◆ **EXERCISE AIM**:
No pictures go into the copy. Write out exactly the lines below from the one containing "Clone this chart in Chart.js." through the one containing "const negativeShare = [58.4, 45.1, 47.7];".

◆ **INPUT ROWS**:
######

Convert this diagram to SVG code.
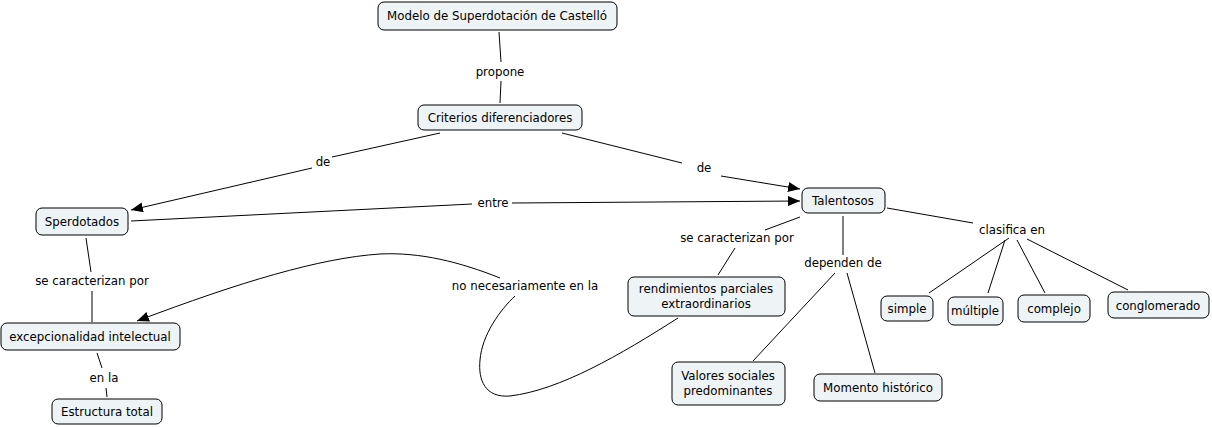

######

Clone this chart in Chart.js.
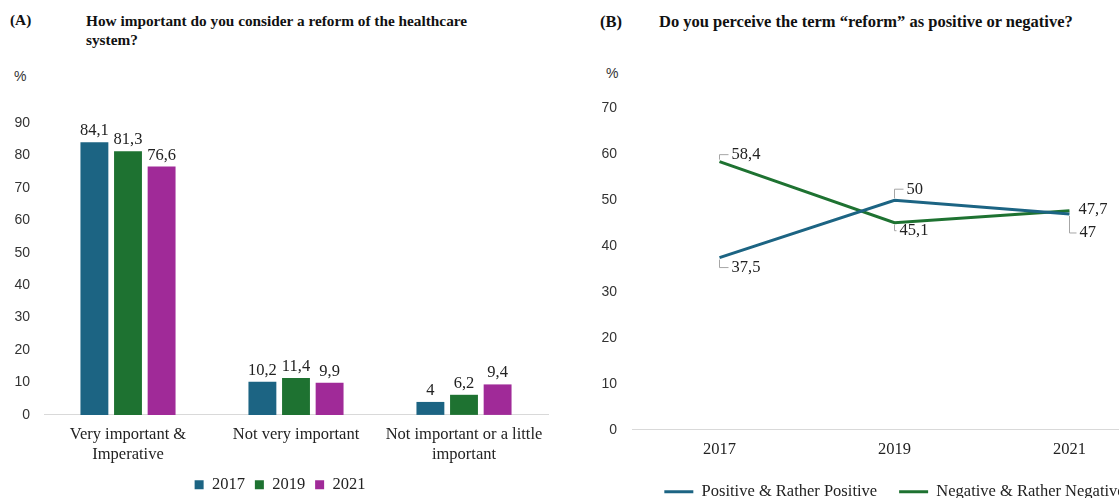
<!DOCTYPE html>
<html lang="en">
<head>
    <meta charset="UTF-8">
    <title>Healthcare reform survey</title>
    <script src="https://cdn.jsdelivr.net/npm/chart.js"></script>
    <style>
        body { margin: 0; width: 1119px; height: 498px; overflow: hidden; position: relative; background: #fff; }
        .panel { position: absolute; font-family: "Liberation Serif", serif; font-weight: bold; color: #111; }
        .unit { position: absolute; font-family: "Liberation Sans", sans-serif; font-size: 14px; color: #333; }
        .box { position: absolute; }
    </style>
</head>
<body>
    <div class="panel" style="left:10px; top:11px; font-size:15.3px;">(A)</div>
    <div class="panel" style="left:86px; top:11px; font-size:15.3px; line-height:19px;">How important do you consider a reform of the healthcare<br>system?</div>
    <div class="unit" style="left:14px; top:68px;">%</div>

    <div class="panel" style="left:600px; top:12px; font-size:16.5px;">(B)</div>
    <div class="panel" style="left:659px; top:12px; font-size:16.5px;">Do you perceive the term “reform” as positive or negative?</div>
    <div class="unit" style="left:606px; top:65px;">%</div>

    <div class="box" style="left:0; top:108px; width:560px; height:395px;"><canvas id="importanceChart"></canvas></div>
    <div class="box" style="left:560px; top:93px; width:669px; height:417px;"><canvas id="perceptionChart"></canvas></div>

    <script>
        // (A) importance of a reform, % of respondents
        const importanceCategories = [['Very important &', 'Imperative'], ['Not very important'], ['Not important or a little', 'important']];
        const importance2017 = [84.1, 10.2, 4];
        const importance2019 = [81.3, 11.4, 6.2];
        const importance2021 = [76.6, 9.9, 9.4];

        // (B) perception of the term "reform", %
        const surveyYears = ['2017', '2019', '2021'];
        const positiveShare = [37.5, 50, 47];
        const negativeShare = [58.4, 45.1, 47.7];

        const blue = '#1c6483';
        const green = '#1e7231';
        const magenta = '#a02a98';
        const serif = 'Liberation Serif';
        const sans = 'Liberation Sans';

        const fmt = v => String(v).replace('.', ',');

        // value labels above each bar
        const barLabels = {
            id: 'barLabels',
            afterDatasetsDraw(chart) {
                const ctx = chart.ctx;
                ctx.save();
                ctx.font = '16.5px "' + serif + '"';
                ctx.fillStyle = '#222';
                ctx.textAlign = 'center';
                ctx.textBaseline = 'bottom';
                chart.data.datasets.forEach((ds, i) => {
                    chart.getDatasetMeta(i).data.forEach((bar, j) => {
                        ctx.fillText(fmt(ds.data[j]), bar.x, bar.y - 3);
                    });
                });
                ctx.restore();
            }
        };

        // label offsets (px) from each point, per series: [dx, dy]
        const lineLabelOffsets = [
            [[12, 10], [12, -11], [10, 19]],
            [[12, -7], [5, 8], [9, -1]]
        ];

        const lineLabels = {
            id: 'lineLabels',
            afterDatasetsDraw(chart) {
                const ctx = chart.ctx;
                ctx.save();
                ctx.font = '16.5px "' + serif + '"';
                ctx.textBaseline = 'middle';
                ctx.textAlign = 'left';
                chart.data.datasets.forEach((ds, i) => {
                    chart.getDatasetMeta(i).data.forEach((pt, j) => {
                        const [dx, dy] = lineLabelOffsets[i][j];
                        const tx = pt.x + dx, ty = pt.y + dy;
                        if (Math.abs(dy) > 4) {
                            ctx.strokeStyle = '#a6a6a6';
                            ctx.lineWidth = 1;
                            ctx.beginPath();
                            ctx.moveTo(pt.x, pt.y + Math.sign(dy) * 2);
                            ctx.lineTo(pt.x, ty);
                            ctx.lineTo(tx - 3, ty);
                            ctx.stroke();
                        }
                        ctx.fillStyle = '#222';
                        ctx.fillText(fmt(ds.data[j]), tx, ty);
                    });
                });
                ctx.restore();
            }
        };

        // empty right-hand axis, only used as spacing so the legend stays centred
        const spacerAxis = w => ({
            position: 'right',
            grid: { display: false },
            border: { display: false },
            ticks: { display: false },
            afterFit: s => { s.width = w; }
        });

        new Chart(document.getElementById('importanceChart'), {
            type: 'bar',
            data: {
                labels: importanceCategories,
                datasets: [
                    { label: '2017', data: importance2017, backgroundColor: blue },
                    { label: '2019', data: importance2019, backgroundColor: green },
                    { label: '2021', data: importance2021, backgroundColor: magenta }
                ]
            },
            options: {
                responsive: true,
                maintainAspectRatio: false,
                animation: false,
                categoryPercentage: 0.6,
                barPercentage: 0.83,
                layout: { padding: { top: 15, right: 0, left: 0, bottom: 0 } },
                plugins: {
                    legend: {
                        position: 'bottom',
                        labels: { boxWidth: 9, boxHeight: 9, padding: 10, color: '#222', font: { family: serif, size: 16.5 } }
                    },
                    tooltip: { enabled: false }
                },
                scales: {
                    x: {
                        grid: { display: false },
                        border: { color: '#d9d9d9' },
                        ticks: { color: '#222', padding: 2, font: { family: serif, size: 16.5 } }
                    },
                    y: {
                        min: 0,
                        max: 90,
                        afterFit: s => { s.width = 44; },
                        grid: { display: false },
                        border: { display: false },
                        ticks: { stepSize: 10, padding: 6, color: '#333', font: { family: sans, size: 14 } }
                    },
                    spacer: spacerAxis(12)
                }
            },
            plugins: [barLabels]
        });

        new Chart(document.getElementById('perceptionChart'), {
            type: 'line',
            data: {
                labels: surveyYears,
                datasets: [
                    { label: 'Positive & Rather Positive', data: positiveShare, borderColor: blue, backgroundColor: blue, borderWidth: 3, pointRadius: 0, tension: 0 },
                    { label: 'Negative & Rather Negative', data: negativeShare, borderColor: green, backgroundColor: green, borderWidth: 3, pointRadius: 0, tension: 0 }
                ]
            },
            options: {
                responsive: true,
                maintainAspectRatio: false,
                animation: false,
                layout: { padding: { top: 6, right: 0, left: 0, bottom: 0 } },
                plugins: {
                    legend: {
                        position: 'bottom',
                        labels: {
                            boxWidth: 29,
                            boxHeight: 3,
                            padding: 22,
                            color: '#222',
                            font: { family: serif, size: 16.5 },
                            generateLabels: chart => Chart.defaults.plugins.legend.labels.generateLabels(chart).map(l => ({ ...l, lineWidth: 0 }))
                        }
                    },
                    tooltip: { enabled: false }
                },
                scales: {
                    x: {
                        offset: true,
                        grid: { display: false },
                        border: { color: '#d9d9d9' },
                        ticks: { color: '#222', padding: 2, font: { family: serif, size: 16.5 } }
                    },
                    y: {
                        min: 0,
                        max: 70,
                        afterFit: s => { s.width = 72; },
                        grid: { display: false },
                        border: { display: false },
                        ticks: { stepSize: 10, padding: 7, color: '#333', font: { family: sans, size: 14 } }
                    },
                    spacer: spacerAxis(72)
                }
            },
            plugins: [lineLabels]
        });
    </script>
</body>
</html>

######

◆ **FINAL ANSWER**:
Clone this chart in Chart.js.
<!DOCTYPE html>
<html lang="en">
<head>
    <meta charset="UTF-8">
    <title>Healthcare reform survey</title>
    <script src="https://cdn.jsdelivr.net/npm/chart.js"></script>
    <style>
        body { margin: 0; width: 1119px; height: 498px; overflow: hidden; position: relative; background: #fff; }
        .panel { position: absolute; font-family: "Liberation Serif", serif; font-weight: bold; color: #111; }
        .unit { position: absolute; font-family: "Liberation Sans", sans-serif; font-size: 14px; color: #333; }
        .box { position: absolute; }
    </style>
</head>
<body>
    <div class="panel" style="left:10px; top:11px; font-size:15.3px;">(A)</div>
    <div class="panel" style="left:86px; top:11px; font-size:15.3px; line-height:19px;">How important do you consider a reform of the healthcare<br>system?</div>
    <div class="unit" style="left:14px; top:68px;">%</div>

    <div class="panel" style="left:600px; top:12px; font-size:16.5px;">(B)</div>
    <div class="panel" style="left:659px; top:12px; font-size:16.5px;">Do you perceive the term “reform” as positive or negative?</div>
    <div class="unit" style="left:606px; top:65px;">%</div>

    <div class="box" style="left:0; top:108px; width:560px; height:395px;"><canvas id="importanceChart"></canvas></div>
    <div class="box" style="left:560px; top:93px; width:669px; height:417px;"><canvas id="perceptionChart"></canvas></div>

    <script>
        // (A) importance of a reform, % of respondents
        const importanceCategories = [['Very important &', 'Imperative'], ['Not very important'], ['Not important or a little', 'important']];
        const importance2017 = [84.1, 10.2, 4];
        const importance2019 = [81.3, 11.4, 6.2];
        const importance2021 = [76.6, 9.9, 9.4];

        // (B) perception of the term "reform", %
        const surveyYears = ['2017', '2019', '2021'];
        const positiveShare = [37.5, 50, 47];
        const negativeShare = [58.4, 45.1, 47.7];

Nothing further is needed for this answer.